Abstract

Entomology in Great Britain remained for long enough the care of amateurs. A long line of distinguished naturalists whose chief interest lay with the insects runs through the nineteenth century. There was A. H. Haworth (1767–1833), a lawyer by profession, the founder of the first entomological societies in this country; there was William Kirby (1759–1850), Fellow of Gonville and Caius College and rector of Barham in the county of Suffolk for fifty-eight years, who, with William Spence (1783–1860), produced the standard work on insects that was to hold the field for half a century. There was George Newport (1803–54), physician and surgeon, who published a remarkable series of papers on the anatomy and physiology of insects.
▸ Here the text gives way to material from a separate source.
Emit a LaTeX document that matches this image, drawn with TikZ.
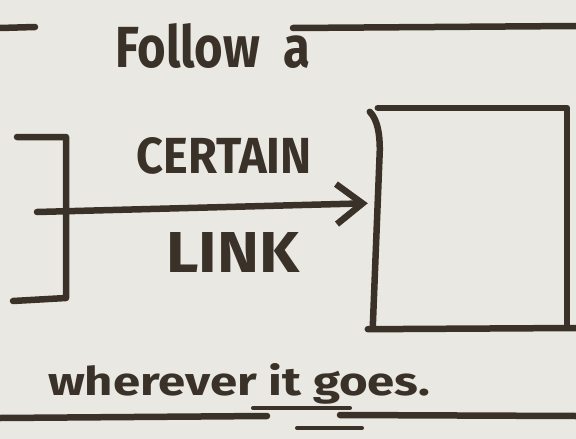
\documentclass[tikz,border=0pt]{standalone}
\usepackage{fontspec}
\setmainfont{Fira Sans}
\usetikzlibrary{arrows.meta,calc}
\definecolor{paper}{HTML}{E9E8E3}
\definecolor{ink}{HTML}{3A3128}
\begin{document}
\begin{tikzpicture}[x=1pt,y=-1pt,line cap=round,line join=round,
  inkline/.style={draw=ink,line width=6.5pt},
  thinink/.style={draw=ink,line width=4pt},
  hand/.style={text=ink,inner sep=0pt,font=\bfseries}]
\fill[paper] (0,0) rectangle (576,439);
\useasboundingbox (0,0) rectangle (576,439);
% top rules
\draw[inkline] (0,28) -- (35,27);
\draw[inkline] (293,28) -- (576,26);
\node[hand,anchor=base west] (follow) at (115,67) {\resizebox{195pt}{44pt}{Follow\ \ a}};
% box
\node[minimum width=189pt,minimum height=218pt,inner sep=0pt] (box) at (472.5,217) {};
\draw[inkline] (box.north west) -- (box.north east) -- (box.south east);
\draw[inkline] ($(box.north west)+(-8,4)$) .. controls ($(box.north west)+(0,12)$) and ($(box.north west)+(2,27)$) .. ($(box.north west)+(2,42)$) -- ($(box.south west)+(-5,0)$);
\coordinate (rightedge) at (576,328);
\draw[inkline] ($(box.south west)+(-10,3)$) -- (rightedge);
% bracket
\draw[inkline] (17,137) -- (66,137) -- (66,298) -- (13,301);
% arrow
\coordinate (start) at (37,212);
\coordinate (tipy) at (0,203);
\draw[inkline,shorten >=10pt,-{Straight Barb[length=26pt,width=40pt]}] (start) -- (box.west |- tipy);
\node[hand] (certain) at (224,156) {\resizebox{175pt}{36pt}{CERTAIN}};
\node[hand] (link) at (233,252) {\resizebox{133pt}{40pt}{LINK}};
% bottom
\node[hand,anchor=base west] (wherever) at (48,395) {\resizebox{382pt}{32pt}{wherever it goes.}};
\draw[inkline] (0,418) -- (267,416);
\draw[thinink] (253,408) -- (350,408);
\draw[inkline] (340,415) -- (576,416);
\draw[thinink] (297,428) -- (362,428);
\end{tikzpicture}
\end{document}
There was the lawyer’s clerk and engraver John Curtis (1791–1862) and Miss Ormerod (1828–1901) who, in the second half of the century laid the foundations of agricultural entomology in Britain. There was Sir John Lubbock (Lord Avebury) (1834–1913), worthy of remembrance indeed, for it was he who sponsored the Early Closing Act and gave us our bank holidays. As a relaxation from a most active public life, Lubbock laid the groundwork of our knowledge of the sensory physiology of the Hymenoptera; it was Lubbock who proved that bees distinguish colours and can be trained to associate particular colours with the presence of food; that the vision of ants extends into the ultra-violet; and who suggested, far ahead of his time, that ants find their way home by remembering the direction of the sun.